■ TASK DIRECTIONS:
Look through the material and copy each line holding "size".

■ DATA LINES:

▼

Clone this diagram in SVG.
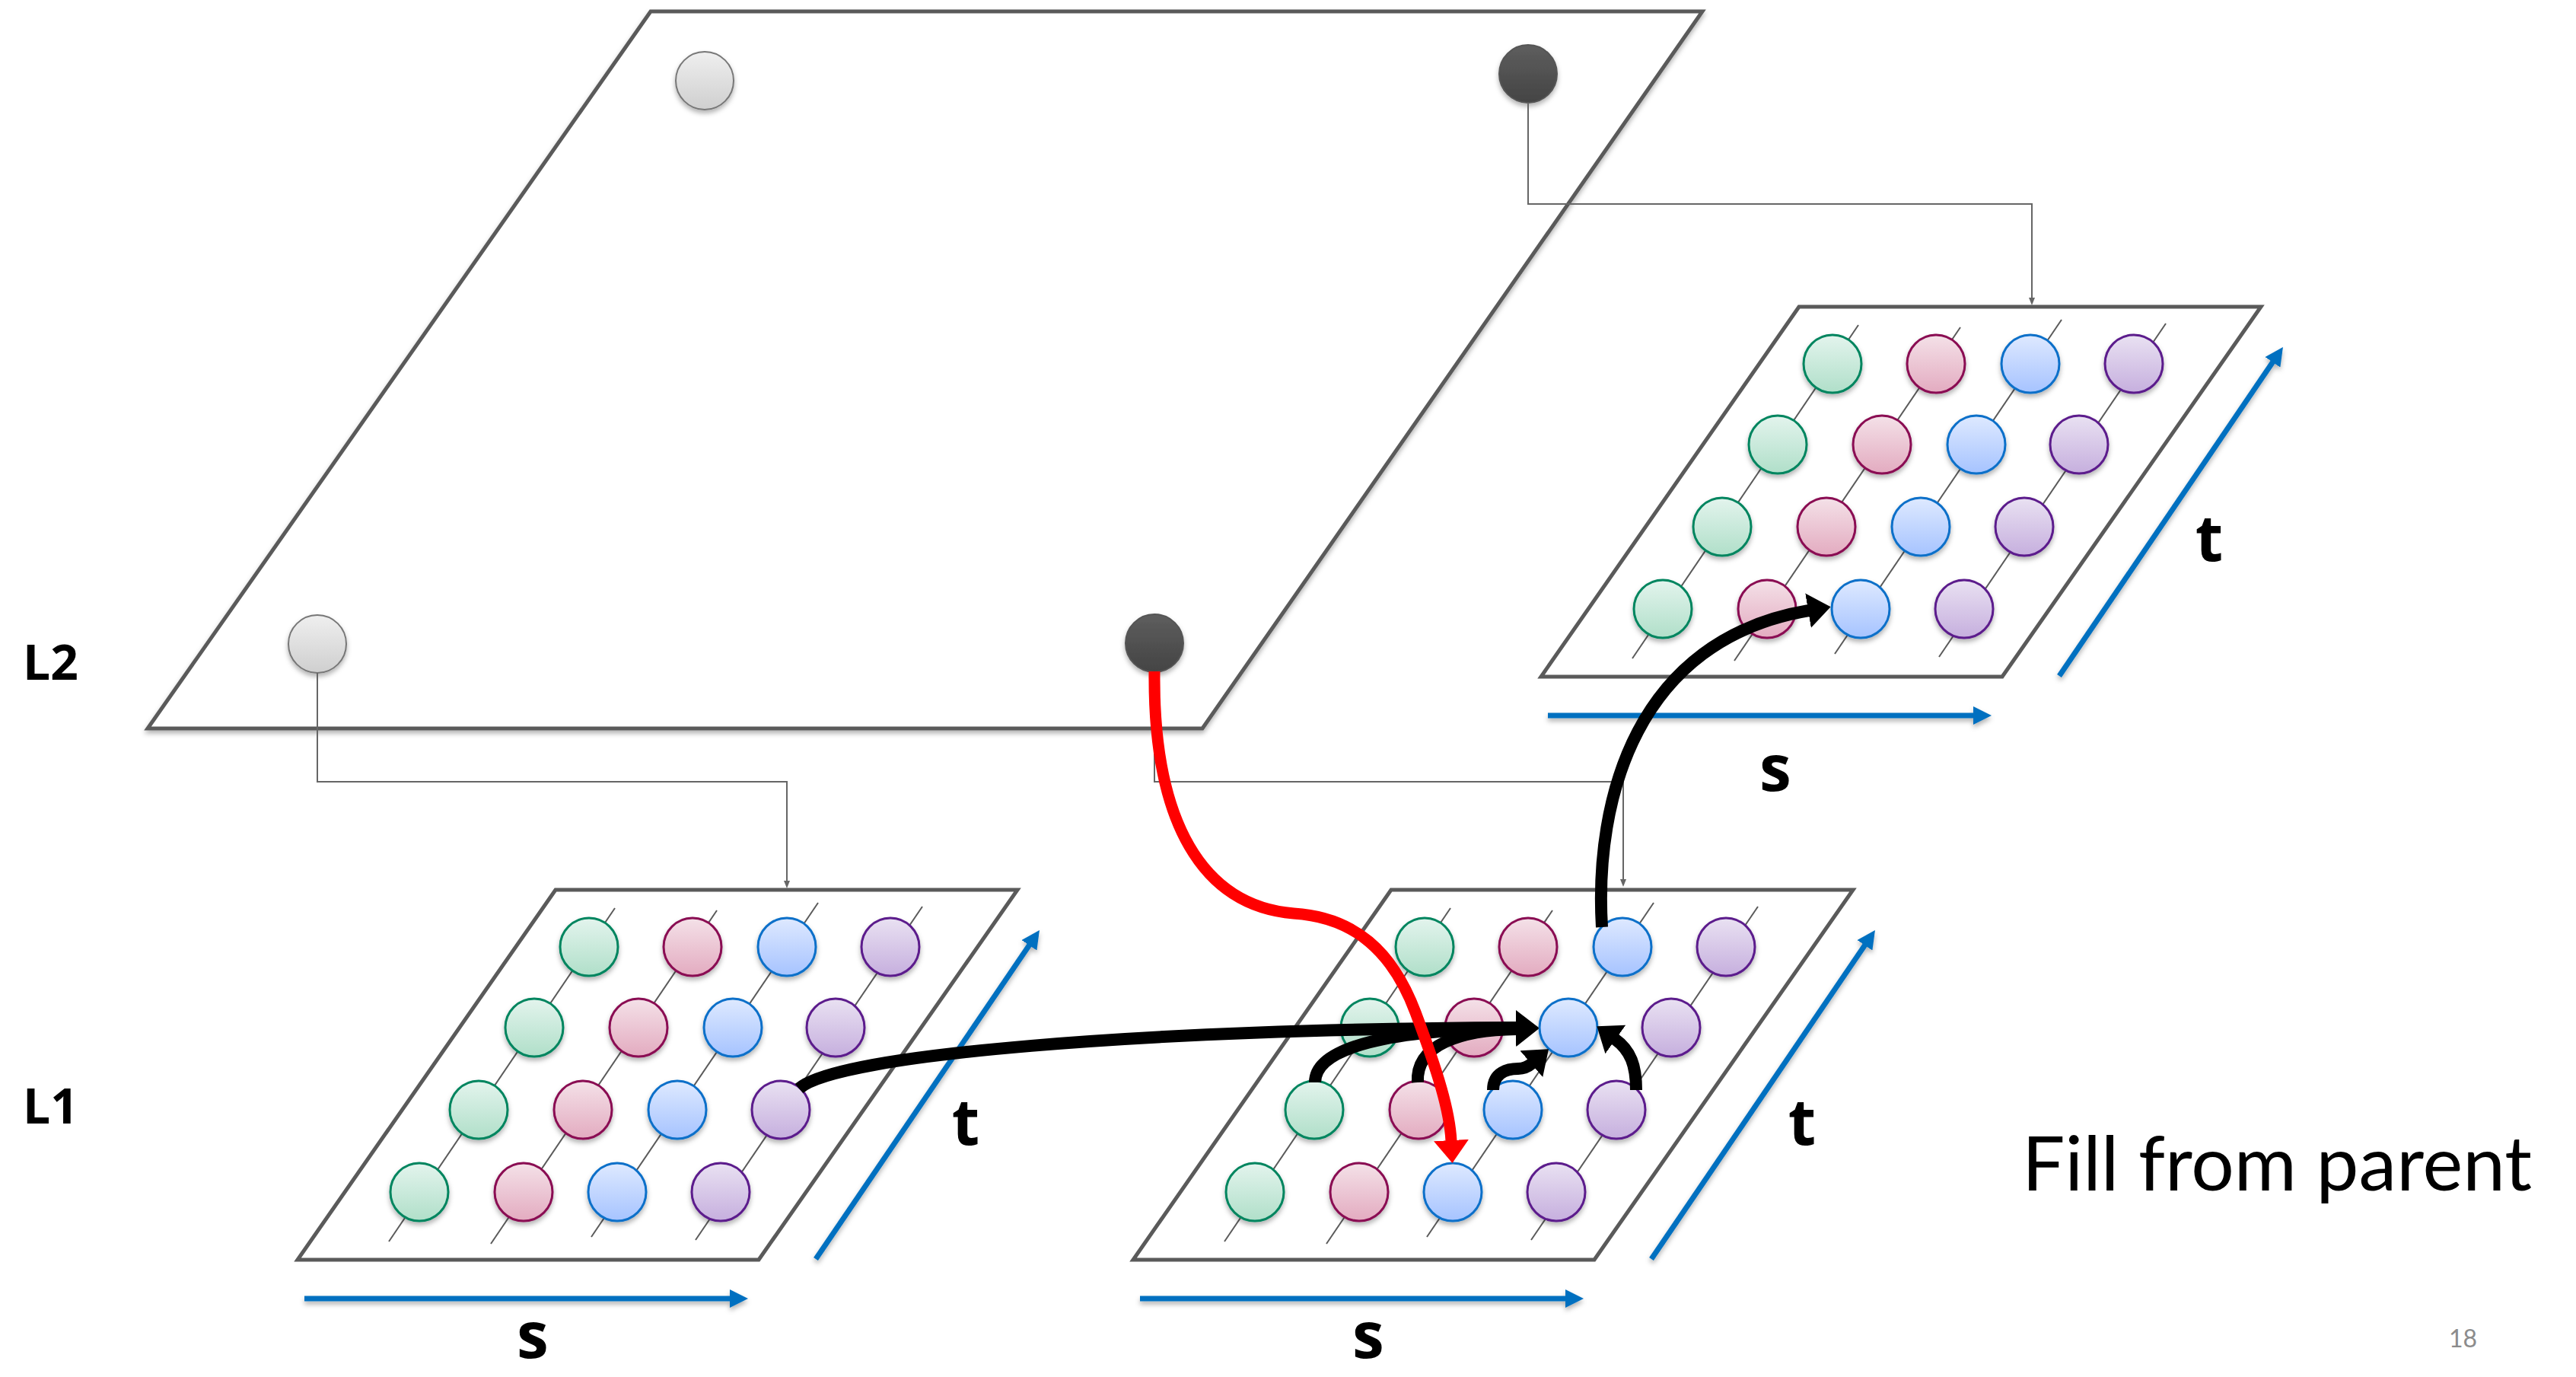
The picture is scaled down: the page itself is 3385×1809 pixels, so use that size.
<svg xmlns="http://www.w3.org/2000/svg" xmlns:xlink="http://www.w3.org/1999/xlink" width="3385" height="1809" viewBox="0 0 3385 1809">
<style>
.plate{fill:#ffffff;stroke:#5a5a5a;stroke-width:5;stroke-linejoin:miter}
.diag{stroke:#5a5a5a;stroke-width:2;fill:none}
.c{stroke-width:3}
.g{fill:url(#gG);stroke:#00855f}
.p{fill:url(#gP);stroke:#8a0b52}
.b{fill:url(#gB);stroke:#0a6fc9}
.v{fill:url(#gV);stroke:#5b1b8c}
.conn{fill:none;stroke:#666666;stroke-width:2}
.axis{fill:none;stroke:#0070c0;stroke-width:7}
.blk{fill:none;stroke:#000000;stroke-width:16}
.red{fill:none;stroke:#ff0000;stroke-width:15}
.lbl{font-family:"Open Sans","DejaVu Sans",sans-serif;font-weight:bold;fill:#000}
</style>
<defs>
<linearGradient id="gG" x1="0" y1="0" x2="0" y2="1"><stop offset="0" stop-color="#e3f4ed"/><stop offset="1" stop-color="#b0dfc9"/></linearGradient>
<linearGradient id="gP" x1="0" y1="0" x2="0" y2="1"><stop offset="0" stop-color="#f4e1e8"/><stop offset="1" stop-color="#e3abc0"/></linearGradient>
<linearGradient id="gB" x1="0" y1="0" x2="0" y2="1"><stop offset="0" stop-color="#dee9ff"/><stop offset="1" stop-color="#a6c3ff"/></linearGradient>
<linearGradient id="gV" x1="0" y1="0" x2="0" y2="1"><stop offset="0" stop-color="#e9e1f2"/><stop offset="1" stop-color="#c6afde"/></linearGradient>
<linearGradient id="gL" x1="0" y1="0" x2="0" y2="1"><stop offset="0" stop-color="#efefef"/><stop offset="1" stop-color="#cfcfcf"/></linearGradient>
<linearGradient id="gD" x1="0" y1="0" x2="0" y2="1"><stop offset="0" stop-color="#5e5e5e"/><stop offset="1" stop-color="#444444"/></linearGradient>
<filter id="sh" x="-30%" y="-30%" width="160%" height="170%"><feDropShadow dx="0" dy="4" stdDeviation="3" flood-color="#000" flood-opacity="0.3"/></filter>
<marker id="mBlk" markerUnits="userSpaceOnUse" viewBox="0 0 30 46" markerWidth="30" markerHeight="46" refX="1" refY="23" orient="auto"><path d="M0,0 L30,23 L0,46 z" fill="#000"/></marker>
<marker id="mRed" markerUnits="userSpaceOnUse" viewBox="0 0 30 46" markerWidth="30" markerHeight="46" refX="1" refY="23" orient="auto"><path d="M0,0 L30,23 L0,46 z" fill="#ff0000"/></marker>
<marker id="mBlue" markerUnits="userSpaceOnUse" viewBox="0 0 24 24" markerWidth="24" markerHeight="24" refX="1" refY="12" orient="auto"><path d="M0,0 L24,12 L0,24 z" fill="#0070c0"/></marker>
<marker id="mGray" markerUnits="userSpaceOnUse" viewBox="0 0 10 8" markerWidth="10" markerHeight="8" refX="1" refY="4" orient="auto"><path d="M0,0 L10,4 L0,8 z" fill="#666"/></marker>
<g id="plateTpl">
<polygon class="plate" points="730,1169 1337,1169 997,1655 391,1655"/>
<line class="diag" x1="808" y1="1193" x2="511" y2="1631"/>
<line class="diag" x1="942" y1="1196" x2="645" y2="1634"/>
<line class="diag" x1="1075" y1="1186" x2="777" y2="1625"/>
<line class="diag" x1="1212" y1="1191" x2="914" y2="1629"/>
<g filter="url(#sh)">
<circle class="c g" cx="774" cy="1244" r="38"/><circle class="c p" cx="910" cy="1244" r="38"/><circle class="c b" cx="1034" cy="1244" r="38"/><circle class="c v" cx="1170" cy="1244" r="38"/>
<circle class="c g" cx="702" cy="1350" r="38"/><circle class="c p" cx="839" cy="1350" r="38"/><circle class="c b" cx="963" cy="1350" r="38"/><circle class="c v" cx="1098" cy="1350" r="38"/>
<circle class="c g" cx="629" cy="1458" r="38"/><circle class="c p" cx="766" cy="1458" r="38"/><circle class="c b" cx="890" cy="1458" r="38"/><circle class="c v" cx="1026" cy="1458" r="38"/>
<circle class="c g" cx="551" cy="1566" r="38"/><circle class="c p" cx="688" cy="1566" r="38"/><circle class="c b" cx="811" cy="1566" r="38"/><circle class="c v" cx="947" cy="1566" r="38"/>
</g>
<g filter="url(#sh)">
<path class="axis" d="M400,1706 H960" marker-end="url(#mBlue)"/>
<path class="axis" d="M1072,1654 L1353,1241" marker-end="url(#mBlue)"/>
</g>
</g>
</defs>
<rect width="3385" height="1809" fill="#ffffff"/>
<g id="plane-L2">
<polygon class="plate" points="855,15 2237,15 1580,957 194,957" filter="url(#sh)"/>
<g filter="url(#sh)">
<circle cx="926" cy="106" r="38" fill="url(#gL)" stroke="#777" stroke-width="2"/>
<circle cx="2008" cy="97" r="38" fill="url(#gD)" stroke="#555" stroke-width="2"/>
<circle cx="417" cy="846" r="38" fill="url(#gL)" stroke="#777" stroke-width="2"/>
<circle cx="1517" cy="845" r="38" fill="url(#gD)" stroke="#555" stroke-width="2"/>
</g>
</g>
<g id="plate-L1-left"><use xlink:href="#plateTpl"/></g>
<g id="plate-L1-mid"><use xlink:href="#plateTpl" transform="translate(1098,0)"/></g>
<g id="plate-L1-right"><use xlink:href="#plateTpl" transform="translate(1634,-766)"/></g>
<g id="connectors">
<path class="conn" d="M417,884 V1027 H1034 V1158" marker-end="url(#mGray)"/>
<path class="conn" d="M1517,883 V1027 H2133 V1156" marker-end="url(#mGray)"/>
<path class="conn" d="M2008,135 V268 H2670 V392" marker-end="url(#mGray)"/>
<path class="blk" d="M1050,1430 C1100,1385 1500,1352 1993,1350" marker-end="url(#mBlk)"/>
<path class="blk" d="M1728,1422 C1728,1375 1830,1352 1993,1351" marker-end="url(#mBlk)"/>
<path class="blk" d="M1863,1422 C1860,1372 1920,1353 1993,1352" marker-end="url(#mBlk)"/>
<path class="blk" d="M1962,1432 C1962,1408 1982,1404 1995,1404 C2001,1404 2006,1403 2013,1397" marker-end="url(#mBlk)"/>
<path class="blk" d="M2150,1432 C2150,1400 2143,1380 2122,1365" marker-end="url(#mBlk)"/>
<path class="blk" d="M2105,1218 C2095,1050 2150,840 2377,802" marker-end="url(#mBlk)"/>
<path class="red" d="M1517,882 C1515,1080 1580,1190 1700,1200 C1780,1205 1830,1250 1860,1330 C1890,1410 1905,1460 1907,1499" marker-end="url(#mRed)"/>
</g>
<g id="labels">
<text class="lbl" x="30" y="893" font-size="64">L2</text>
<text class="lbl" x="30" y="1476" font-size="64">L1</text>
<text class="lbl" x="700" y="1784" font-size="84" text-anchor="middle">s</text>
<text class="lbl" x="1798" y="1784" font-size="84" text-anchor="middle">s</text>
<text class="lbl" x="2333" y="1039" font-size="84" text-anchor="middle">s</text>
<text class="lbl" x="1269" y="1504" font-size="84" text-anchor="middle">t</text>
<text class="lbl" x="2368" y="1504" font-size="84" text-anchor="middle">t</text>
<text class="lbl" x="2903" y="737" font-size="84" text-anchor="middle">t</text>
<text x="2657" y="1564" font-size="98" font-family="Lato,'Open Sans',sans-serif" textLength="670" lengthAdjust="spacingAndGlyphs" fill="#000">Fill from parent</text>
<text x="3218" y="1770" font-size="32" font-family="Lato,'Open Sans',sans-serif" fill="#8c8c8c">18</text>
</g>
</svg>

▲

■ OUTPUT BELOW:
The picture is scaled down: the page itself is 3385×1809 pixels, so use that size.
<text class="lbl" x="30" y="893" font-size="64">L2</text>
<text class="lbl" x="30" y="1476" font-size="64">L1</text>
<text class="lbl" x="700" y="1784" font-size="84" text-anchor="middle">s</text>
<text class="lbl" x="1798" y="1784" font-size="84" text-anchor="middle">s</text>
<text class="lbl" x="2333" y="1039" font-size="84" text-anchor="middle">s</text>
<text class="lbl" x="1269" y="1504" font-size="84" text-anchor="middle">t</text>
<text class="lbl" x="2368" y="1504" font-size="84" text-anchor="middle">t</text>
<text class="lbl" x="2903" y="737" font-size="84" text-anchor="middle">t</text>
<text x="2657" y="1564" font-size="98" font-family="Lato,'Open Sans',sans-serif" textLength="670" lengthAdjust="spacingAndGlyphs" fill="#000">Fill from parent</text>
<text x="3218" y="1770" font-size="32" font-family="Lato,'Open Sans',sans-serif" fill="#8c8c8c">18</text>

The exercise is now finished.